People are already getting up and saying that “the other” is entitled to autonomy just like us, and therefore the definition of “the other” should be expanded and applied to children. And since children are sexual beings just like all of us—you don’t have to be Freud to think that—the discourse about sex with them may come to be seen as legitimate. From there the road to practice is short. The line of argument will go something like this: we liberated Blacks, we liberated women, LGBT people, etc. etc., now it’s time to liberate the children. I am in no way saying we are already there or that we will definitely get there, but there are certainly hints of it.
What you said about a child’s guardian serving his good is obvious, but it doesn’t fit with what you said earlier (you changed the axis of the discussion: at first you said the main thing was consent or its absence, and now you’re talking about the child’s good in light of the alternatives).
M,
It’s not clear to me why you bring in the idea of edge cases. We’re talking about a principled moral view of what is appropriate or inappropriate with children, and there is concern that this view will change and cease to be “edge cases.” Therefore it’s not clear to me what you base your opposition to pedophilia on “in general.”
The fact that there are crazies is not an argument and proves nothing.
I changed nothing. My claim is that even if there is no harm, intervention in another person’s life and rights requires consent,
and children do not have consent. If it is for the child’s good, the consent of his guardian can suffice, and if it is not for his good and not done by the guardian, then there is no room for discussion at all.
I suggest you read again what you wrote at the beginning, then afterward, and now.
Children have no judgment, certainly when they are facing an adult. The power relations in every respect do not allow the minor autonomy. The fact that there could be some edge case engineered for the sake of the philosophical discussion (a mature child where it is 100% clear that it benefits him, etc. etc.) should not affect the general run of cases, which are very simple. A child facing an adult is simply not an even match.
M,
I see there is some issue here that makes it hard for readers to focus on the subject of the discussion… Michi already argued that the heart of the matter is consent (what you call autonomy), and I already addressed that and argued that it’s not correct, because in most cases we choose to revoke the child’s autonomy because the important consideration is his good. And I also gave simple examples. Therefore it is clear that a sexual act with a child is wrong first of all because of this reason (harm to his good), not because of harm to his autonomy. That’s it. If now you want to provide an explanation for why we see pedophilia as such a terrible thing, you have to begin with this issue, not with the question of autonomy.
Hope now it’s clearer to you what the discussion is about (or at least what my claim is).
Doron, what you clarified here is precisely the fact that the subject of the discussion is not clear to you. The question focused us on the (hypothetical) situation in which there are studies showing that there is no harm to the child. The aim was precisely to neutralize what you are now presenting as the heart of the discussion. So I suggest you adopt your own suggestion from above. Good luck.

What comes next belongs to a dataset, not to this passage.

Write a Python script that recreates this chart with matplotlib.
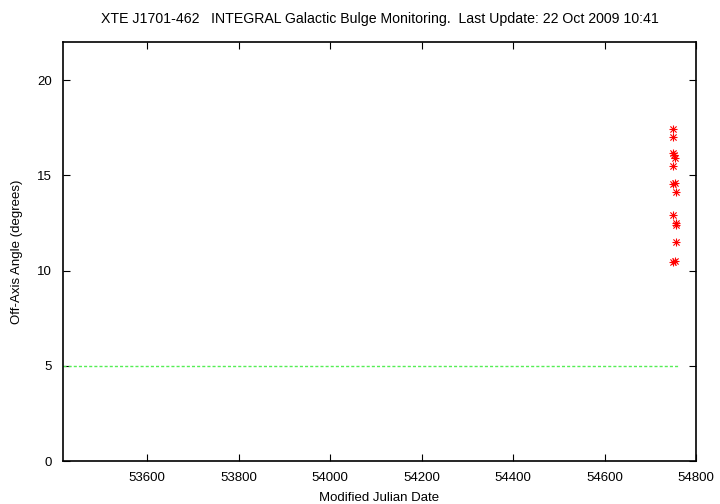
import matplotlib
matplotlib.use("Agg")
import matplotlib.pyplot as plt

# off-axis angle observations (MJD, degrees)
mjd = [54750, 54750, 54750, 54752, 54754, 54750, 54750, 54754,
       54757, 54749, 54757, 54756, 54757, 54750, 54754]
angle = [17.43, 17.02, 16.18, 16.06, 15.89, 15.49, 14.52, 14.60,
         14.14, 12.90, 12.48, 12.40, 11.51, 10.45, 10.48]

limit_x = [53416, 54760]
limit_y = [5, 5]

xticks = [53600, 53800, 54000, 54200, 54400, 54600, 54800]
yticks = [0, 5, 10, 15, 20]

plt.rcParams['font.family'] = ['Liberation Sans', 'DejaVu Sans']
plt.rcParams['font.size'] = 9.5

fig = plt.figure(figsize=(7.2, 5.04), dpi=100)
ax = fig.add_axes([63 / 720, 43 / 504, 633 / 720, 419 / 504])

ax.plot(limit_x, limit_y, color='#55ee55', linestyle=(0, (2.2, 1.5)), linewidth=1.0)
ax.scatter(mjd, angle, marker='+', color='red', s=30, linewidths=0.8)
ax.scatter(mjd, angle, marker='x', color='red', s=20, linewidths=0.8)

ax.set_xlim(53416, 54800)
ax.set_ylim(0, 22)
ax.set_xticks(xticks)
ax.set_yticks(yticks)
ax.tick_params(direction='in', top=True, right=True, length=5, width=0.8, pad=8)
for s in ax.spines.values():
    s.set_linewidth(1.2)

ax.set_xlabel('Modified Julian Date', labelpad=6)
ax.set_ylabel('Off-Axis Angle (degrees)', labelpad=10)
ax.set_title('XTE J1701-462   INTEGRAL Galactic Bulge Monitoring.  Last Update: 22 Oct 2009 10:41',
             pad=14, fontsize=10.2)

fig.savefig('out.png', dpi=100)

Michi, I recommend that you read my remarks again. After you do so, this time with more attention, come back here and read the points I will lay out again below, as a kind of summary. I’m sure that then you’ll understand what you and I are talking about.
From the outset I argued that there are deep reasons for our revulsion, at least as modern people, from pedophilia. I also said that I have an explanation but did not yet present it… When you raised autonomy as the explanation, I showed you with simple everyday examples that this is not the main consideration, and that if anything the child’s good takes precedence. I did not claim that this explanation (the child’s good) is the main one, only that in my opinion it comes before the value of autonomy. Therefore the fact that we neutralized the issue of the child’s good for very exceptional cases did not bring us back to choosing the second option (autonomy). There is no dilemma here, but rather a broader reality in which there are other possible explanations, and they do not suffer from the flaw in your explanation.
Well, the time has come to part ways (as friends, of course). I’m done.
Doron,
In my humble opinion, the difference between the cases you cited above (in which the child’s autonomy is denied) and pedophilia is that in the other cases we deny the child’s autonomy for something that is for his good, but in pedophilia, once you have denied the autonomy, it is no longer for his good. In other words, we will force the child to go to school so that afterward things will be better for him, but in sexual acts autonomy itself is what makes the act good for him (otherwise he does not enjoy it, and he certainly cannot bring children into the world), so once you have denied the autonomy, the child’s good has also been taken away, and therefore the cases cannot be compared.
And yes, this is the same Yishai that you got tired of discussing other topics with.
Yishai my friend,
I already addressed this point…
It seems that you too, like Michi and his faction, are captive to the either-or idea: either the child’s good or his autonomy. In any case, you yourself also admit that autonomy is subordinate to the child’s good, and if one must choose only between the two (and I claim one need not), then the child’s good comes first.
Society today has decided that pedophilia is unacceptable.
Society can change its mind and decide that it is a proper thing.
And why are you asking about pedophilia, which is a relatively rare matter in society? Why don’t you ask about the fact that society has decided it is acceptable to harm children and raise them into the jaws of stupidity?
It doesn’t seem to me that the question of consent is at the root of most people’s opposition to and revulsion from pedophilia. In my opinion there is something deeper.
Children don’t consent to many things, and yet we impose them on them.
What would you say to a pedophile who managed to produce good scientific evidence (psychological studies, etc.) that in certain cases the child would not be harmed, and might even “benefit,” from sexual contact? Whether the child agrees or not.
My question isn’t entirely theoretical. There are already social movements, admittedly tiny at this stage, that speak openly about the legitimacy of such a social move. It seems to me that in certain countries these movements are even legal (I mean the discourse, not the practice).
In short, I’m looking for a better explanation.